T-Branes at the Limits of Geometry
Lara B. Anderson, Jonathan J. Heckman, Sheldon Katz, Laura P. Schaposnik
TL;DR
The paper develops a geometric framework in which T-branes in 6D F-theory compactifications are described by Hitchin-like systems with singular Higgs fields, including irregular (wild) poles. By interpreting localized matter as sources for the Hitchin equations, higher-order poles arise from non-reduced schemes, and their moduli couple to closed-string deformations of the local Calabi–Yau geometry, enabling a unified description of both simple and wild Hitchin systems. Physical constraints such as anomaly cancellation and gravity decoupling impose bounds on the total matter content and pole orders, while gauge-singlet moduli in global F-theory models tune these poles, unifying disparate wild Higgs-bundle configurations within a single framework.

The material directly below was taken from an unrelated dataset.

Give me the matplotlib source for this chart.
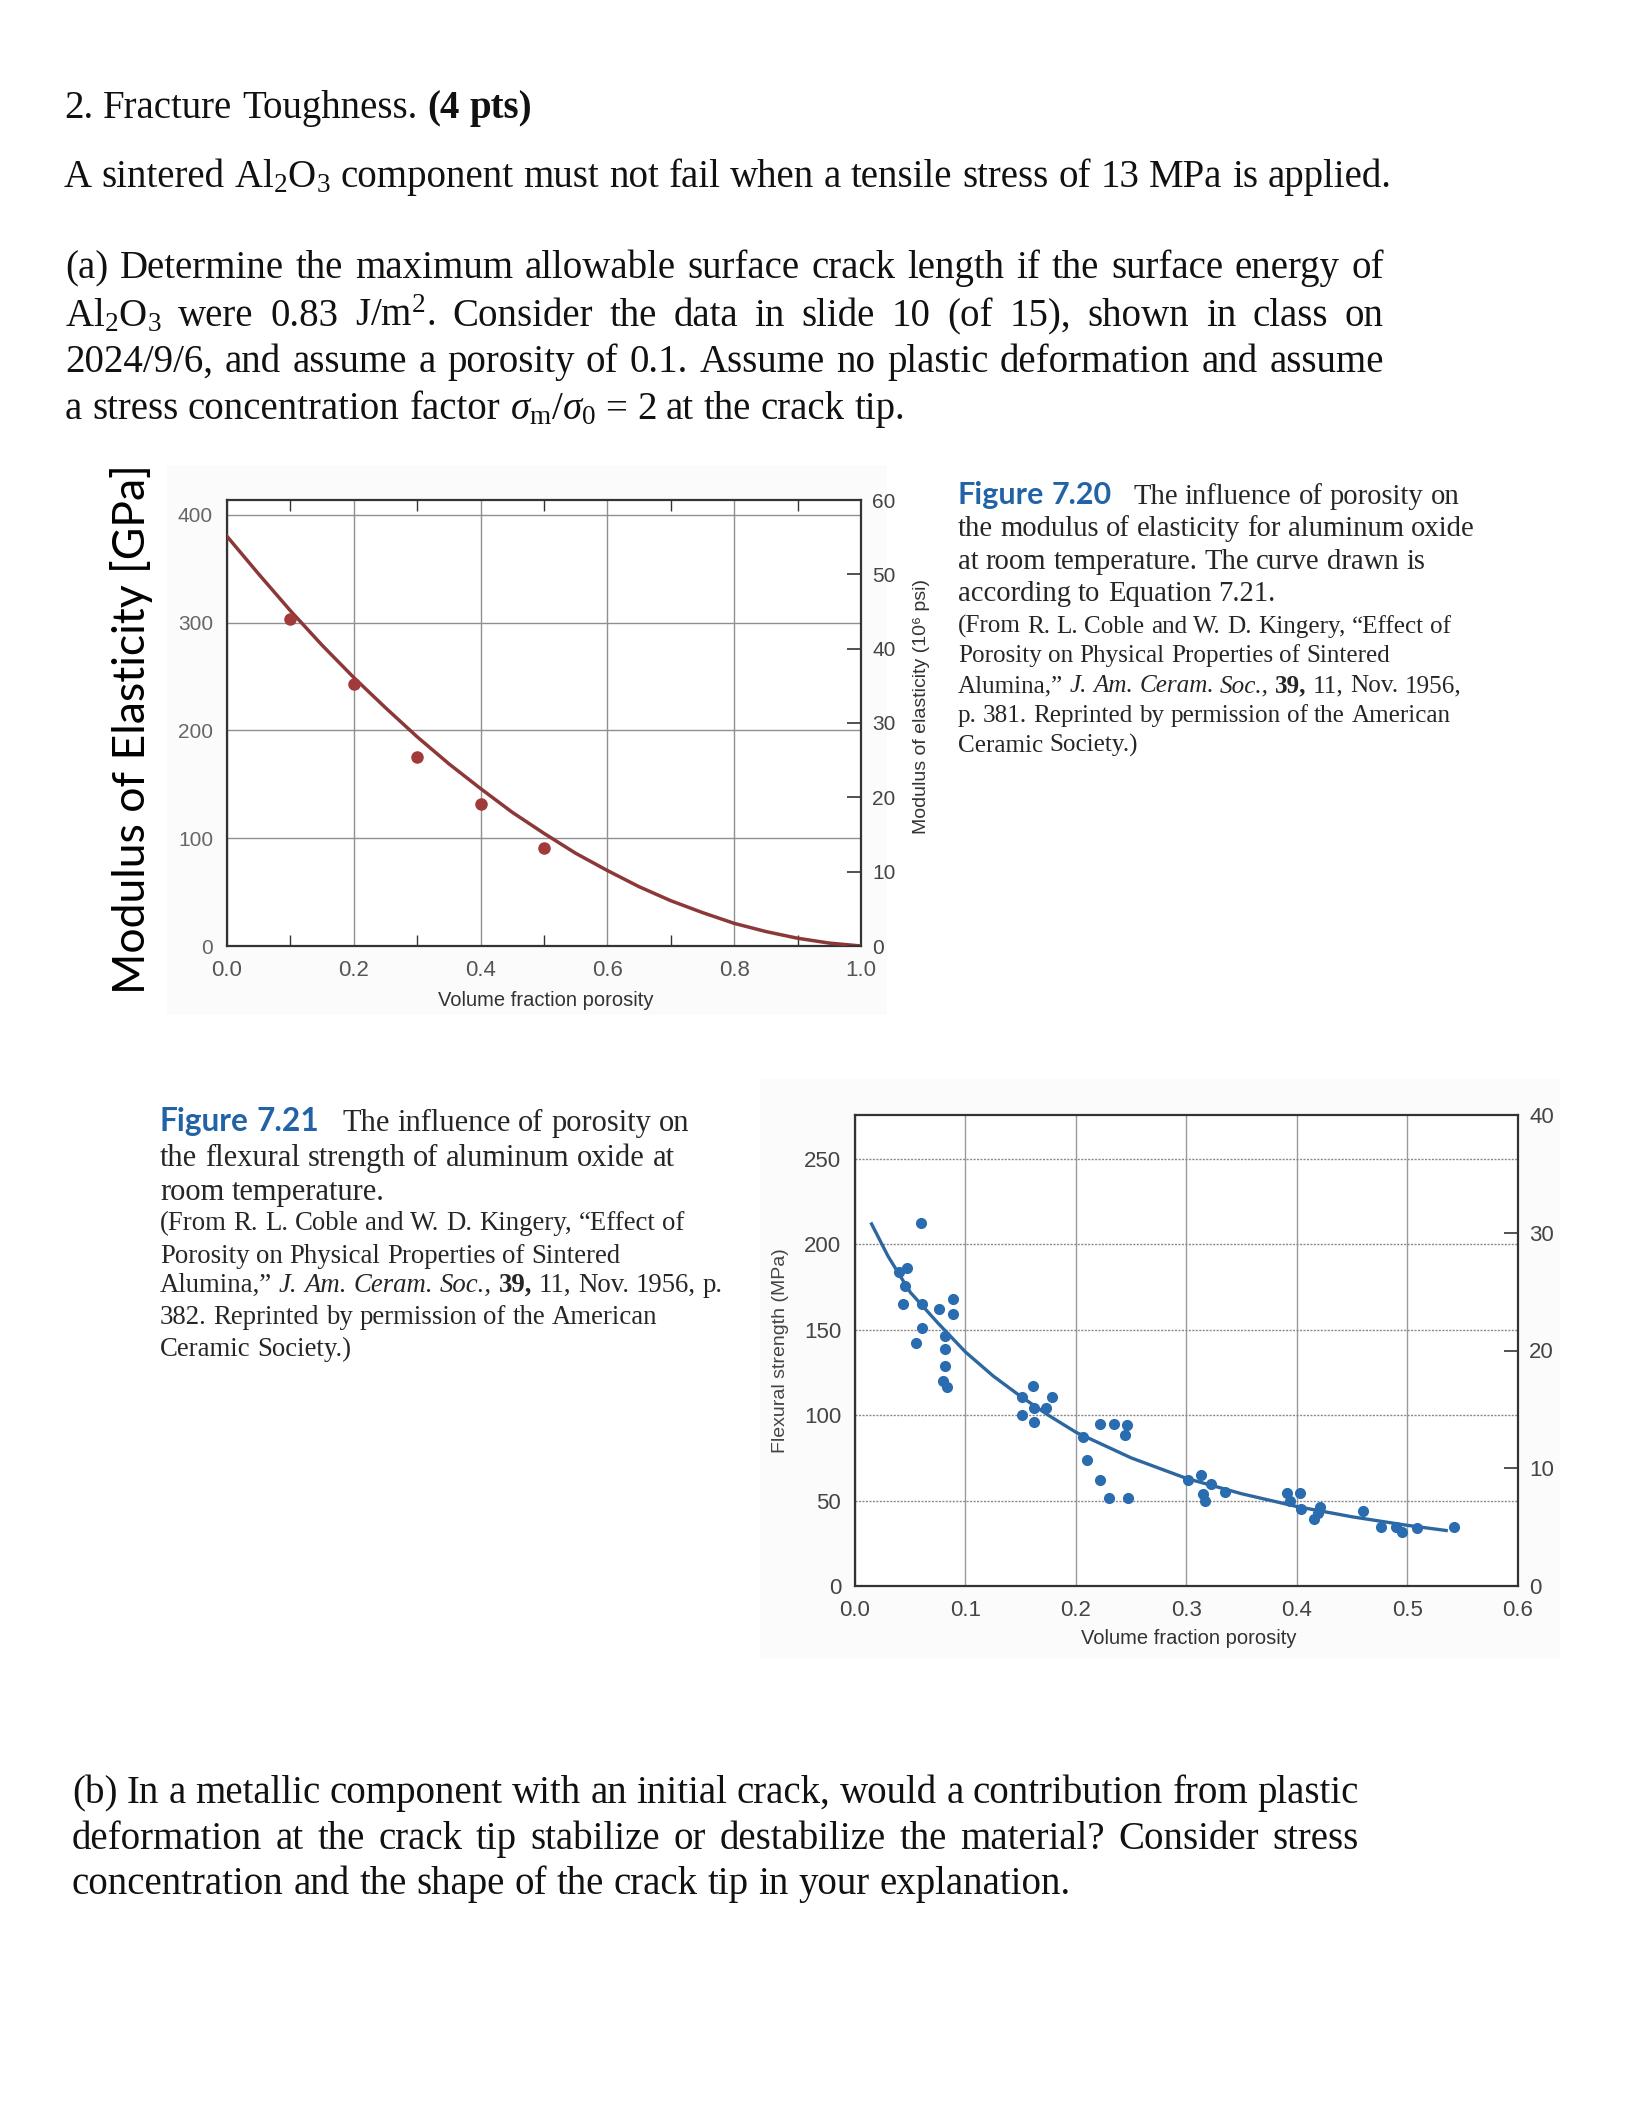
import numpy as np
import matplotlib
matplotlib.use("Agg")
import matplotlib.pyplot as plt

plt.rcParams['font.family'] = ['Liberation Sans', 'DejaVu Sans']
plt.rcParams['mathtext.fontset'] = 'custom'
plt.rcParams['mathtext.rm'] = 'Liberation Serif'
plt.rcParams['mathtext.it'] = 'Liberation Serif:italic'
plt.rcParams['mathtext.bf'] = 'Liberation Serif:bold'

# --- data ---
# Fig 7.20: modulus of elasticity vs porosity
e_porosity = [0.1, 0.2, 0.3, 0.4, 0.5]
e_modulus = [303, 243, 175, 132, 91]
e_curve_p = [0.0, 0.05, 0.1, 0.15, 0.2, 0.25, 0.3, 0.35, 0.4, 0.45, 0.5,
             0.55, 0.6, 0.65, 0.7, 0.75, 0.8, 0.85, 0.9, 0.95, 1.0]
e_curve_v = [380, 345, 311, 279, 249, 221, 194, 169, 146, 124, 104.5,
             86, 70, 55, 42, 31, 21, 13.4, 7.2, 2.7, 0]

# Fig 7.21: flexural strength vs porosity
s_porosity = [0.060, 0.040, 0.047, 0.045, 0.043, 0.061, 0.061, 0.055, 0.076, 0.089,
              0.089, 0.081, 0.081, 0.081, 0.080, 0.083, 0.151, 0.161, 0.178, 0.162,
              0.173, 0.151, 0.162, 0.206, 0.222, 0.234, 0.246, 0.244, 0.210, 0.222,
              0.230, 0.247, 0.301, 0.313, 0.322, 0.315, 0.317, 0.335, 0.391, 0.403,
              0.394, 0.404, 0.421, 0.419, 0.415, 0.460, 0.476, 0.490, 0.495, 0.509,
              0.542]
s_strength = [212.7, 184, 186, 175.5, 165, 165, 151, 142, 162, 168,
              159, 146.5, 139, 129, 120, 116.5, 110.7, 117, 110.5, 104.5,
              104.5, 100.4, 96, 87.5, 95, 95, 94.4, 88.2, 73.7, 62,
              51.4, 51.4, 62, 64.8, 60, 53.7, 49.7, 55, 54.6, 54.6,
              49.9, 45.2, 46.3, 43, 39.2, 44, 34.5, 34.5, 31.8, 33.9,
              34.5]
s_curve_p = [0.015, 0.03, 0.05, 0.075, 0.1, 0.125, 0.15, 0.175, 0.2, 0.25,
             0.3, 0.35, 0.4, 0.45, 0.5, 0.535]
s_curve_v = [212, 193, 172, 154, 137, 123, 111, 100, 90, 75,
             63, 54, 46.5, 40.5, 35.5, 32.5]

# --- page text ---
title_line = "2. Fracture Toughness. *(4 *pts)"
intro_line = "A sintered Al$_2$O$_3$ component must not fail when a tensile stress of 13 MPa is applied."
part_a = ["(a) Determine the maximum allowable surface crack length if the surface energy of",
          "Al$_2$O$_3$ were 0.83 J/m$^2$. Consider the data in slide 10 (of 15), shown in class on",
          "2024/9/6, and assume a porosity of 0.1. Assume no plastic deformation and assume",
          r"a stress concentration factor $\sigma_\mathrm{m}/\sigma_0$ = 2 at the crack tip."]
part_b = ["(b) In a metallic component with an initial crack, would a contribution from plastic",
          "deformation at the crack tip stabilize or destabilize the material? Consider stress",
          "concentration and the shape of the crack tip in your explanation."]
cap_720 = ["#Figure #7.20 ~ The influence of porosity on",
           "the modulus of elasticity for aluminum oxide",
           "at room temperature. The curve drawn is",
           "according to Equation 7.21.",
           "(From R. L. Coble and W. D. Kingery, \u201cEffect of",
           "Porosity on Physical Properties of Sintered",
           "Alumina,\u201d _J. _Am. _Ceram. _Soc., *39, 11, Nov. 1956,",
           "p. 381. Reprinted by permission of the American",
           "Ceramic Society.)"]
cap_721 = ["#Figure #7.21 ~ The influence of porosity on",
           "the flexural strength of aluminum oxide at",
           "room temperature.",
           "(From R. L. Coble and W. D. Kingery, \u201cEffect of",
           "Porosity on Physical Properties of Sintered",
           "Alumina,\u201d _J. _Am. _Ceram. _Soc., *39, 11, Nov. 1956, p.",
           "382. Reprinted by permission of the American",
           "Ceramic Society.)"]

W, H = 1640, 2128
fig = plt.figure(figsize=(W / 100, H / 100), dpi=100, facecolor='white')
bg = fig.add_axes([0, 0, 1, 1], zorder=-1)
bg.axis('off')
rend = fig.canvas.get_renderer()

# scanned picture backgrounds
bg.add_patch(plt.Rectangle((167, 465), 720, 550, color='#fbfbfb', lw=0))
bg.imshow(np.linspace(0.85, 0.975, 50)[None, :], extent=[167, 215, 1015, 465],
          cmap='gray', vmin=0, vmax=1, aspect='auto')
bg.add_patch(plt.Rectangle((760, 1079), 800, 580, color='#fbfbfb', lw=0))
bg.imshow(np.linspace(0.98, 0.9, 30)[None, :], extent=[1530, 1560, 1659, 1079],
          cmap='gray', vmin=0, vmax=1, aspect='auto')
bg.set_xlim(0, W)
bg.set_ylim(H, 0)

BLUE = '#2263a8'


def put_line(line, x, y, size, right=None, color='#111111', label_size=None):
    items = []
    extra = 0
    for w in line.split(' '):
        if w == '~':
            extra += 0.5 * size * 100 / 72
            continue
        kw = dict(family=['Liberation Serif', 'DejaVu Serif'], size=size, color=color)
        if w[0] == '*':
            w = w[1:]
            kw['weight'] = 'bold'
        elif w[0] == '_':
            w = w[1:]
            kw['style'] = 'italic'
        elif w[0] == '#':
            w = w[1:]
            kw.update(family='Lato', weight='bold', color=BLUE, size=label_size or size)
        t = bg.text(0, y, w, va='baseline', ha='left', **kw)
        items.append((t, t.get_window_extent(rend).width, extra))
        extra = 0
    gap = 0.25 * size * 100 / 72
    if right is not None and len(items) > 1:
        used = sum(i[1] + i[2] for i in items)
        gap = (right - x - used) / (len(items) - 1)
    pos = x
    for t, wd, ex in items:
        pos += ex
        t.set_x(pos)
        pos += wd + gap


# heading and questions
BODY = 28
put_line(title_line, 64, 118, BODY)
put_line(intro_line, 64, 187, BODY)
a_y = [278, 326, 372, 419]
for i, ln in enumerate(part_a):
    put_line(ln, 65, a_y[i], BODY, right=1384 if i < 3 else None)
b_y = [1803, 1849, 1894]
for i, ln in enumerate(part_b):
    put_line(ln, 72, b_y[i], BODY, right=1359 if i < 2 else None)

# captions
c1_y = [504, 536, 569, 601, 633, 662, 692, 722, 752]
for i, ln in enumerate(cap_720):
    put_line(ln, 958, c1_y[i], 20.6 if i < 4 else 18.1, color='#262626', label_size=22)
c2_y = [1131, 1166, 1200, 1230, 1263, 1292, 1324, 1356]
for i, ln in enumerate(cap_721):
    put_line(ln, 160, c2_y[i], 22 if i < 3 else 19.3, color='#262626', label_size=22.8)

# ---------------- Figure 7.20 ----------------
ax1 = fig.add_axes([227 / W, 1 - 946 / H, 634 / W, 446 / H], zorder=2)
ax1.plot(e_curve_p, e_curve_v, color='#8c3838', lw=2.5, zorder=3)
ax1.plot(e_porosity, e_modulus, 'o', color='#a23a3a', ms=8, zorder=4)
ax1.set_xlim(0, 1)
ax1.set_ylim(0, 60 * 6.895)
ax1.set_xticks([0, 0.2, 0.4, 0.6, 0.8, 1.0])
ax1.set_xticklabels(['0.0', '0.2', '0.4', '0.6', '0.8', '1.0'])
ax1.set_xticks([0.1, 0.3, 0.5, 0.7, 0.9], minor=True)
ax1.set_yticks([0, 100, 200, 300, 400])
ax1.set_axisbelow(True)
ax1.grid(True, which='major', color='#8f8f8f', lw=1.0)
ax1.tick_params(axis='both', which='major', length=0, pad=10)
ax1.tick_params(axis='x', labelsize=16, labelcolor='#555555')
ax1.tick_params(axis='y', labelsize=15, labelcolor='#666666')
ax1.tick_params(axis='x', which='minor', direction='in', length=8, width=1,
                top=True, color='#333333')
for s in ax1.spines.values():
    s.set_color('#333333')
    s.set_linewidth(1.6)
ax1r = ax1.twinx()
ax1r.set_ylim(0, 60)
ax1r.set_yticks([0, 10, 20, 30, 40, 50, 60])
ax1r.tick_params(direction='in', length=10, width=1.2, labelsize=15,
                 labelcolor='#444444', pad=8, color='#333333')
for s in ax1r.spines.values():
    s.set_visible(False)

bg.text(132, 729, 'Modulus of Elasticity [GPa]', rotation=90, ha='center',
        va='center', family='Lato', size=32, color='black')
bg.text(546, 1000, 'Volume fraction porosity', ha='center', va='center',
        size=14.5, color='#333333')
bg.text(922, 706, 'Modulus of elasticity (10\u2076 psi)', rotation=90,
        ha='center', va='center', size=14, color='#333333')

# ---------------- Figure 7.21 ----------------
ax2 = fig.add_axes([855 / W, 1 - 1586 / H, 663 / W, 471 / H], zorder=2)
ax2.plot(s_curve_p, s_curve_v, color='#2e67a0', lw=2.4, zorder=3)
ax2.plot(s_porosity, s_strength, 'o', color='#2a6cb0', ms=7, zorder=4)
ax2.set_xlim(0, 0.6)
ax2.set_ylim(0, 40 * 6.895)
ax2.set_xticks([0, 0.1, 0.2, 0.3, 0.4, 0.5, 0.6])
ax2.set_xticklabels(['0.0', '0.1', '0.2', '0.3', '0.4', '0.5', '0.6'])
ax2.set_yticks([0, 50, 100, 150, 200, 250])
ax2.set_axisbelow(True)
ax2.xaxis.grid(True, color='#9a9a9a', lw=1.0)
ax2.yaxis.grid(True, color='#8a8a8a', lw=1.0, ls=(0, (1.5, 1)))
ax2.tick_params(axis='both', length=0, pad=10, labelsize=16, labelcolor='#444444')
for s in ax2.spines.values():
    s.set_color('#333333')
    s.set_linewidth(1.6)
ax2r = ax2.twinx()
ax2r.set_ylim(0, 40)
ax2r.set_yticks([0, 10, 20, 30, 40])
ax2r.tick_params(direction='in', length=10, width=1.2, labelsize=16,
                 labelcolor='#444444', pad=8, color='#333333')
for s in ax2r.spines.values():
    s.set_visible(False)

bg.text(781, 1351, 'Flexural strength (MPa)', rotation=90, ha='center',
        va='center', size=14, color='#444444')
bg.text(1189, 1639, 'Volume fraction porosity', ha='center', va='center',
        size=14.5, color='#333333')

fig.savefig('out.png', dpi=100)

The authors illustrate the construction with explicit SU(2) examples, analyze moduli spaces of wild Hitchin systems, and discuss extensions to global geometries and heterotic duals, highlighting the broader implications for open/closed string duality and Yukawa coupling phenomenology. The work provides a concrete bridge between Hitchin moduli and Calabi–Yau complex structure data, offering tools to explore Stokes data and isomonodromic deformations in a string-theoretic setting.
Abstract
Singular limits of 6D F-theory compactifications are often captured by T-branes, namely a non-abelian configuration of intersecting 7-branes with a nilpotent matrix of normal deformations. The long distance approximation of such 7-branes is a Hitchin-like system in which simple and irregular poles emerge at marked points of the geometry. When multiple matter fields localize at the same point in the geometry, the associated Higgs field can exhibit irregular behavior, namely poles of order greater than one. This provides a geometric mechanism to engineer wild Higgs bundles. Physical constraints such as anomaly cancellation and consistent coupling to gravity also limit the order of such poles. Using this geometric formulation, we unify seemingly different wild Hitchin systems in a single framework in which orders of poles become adjustable parameters dictated by tuning gauge singlet moduli of the F-theory model.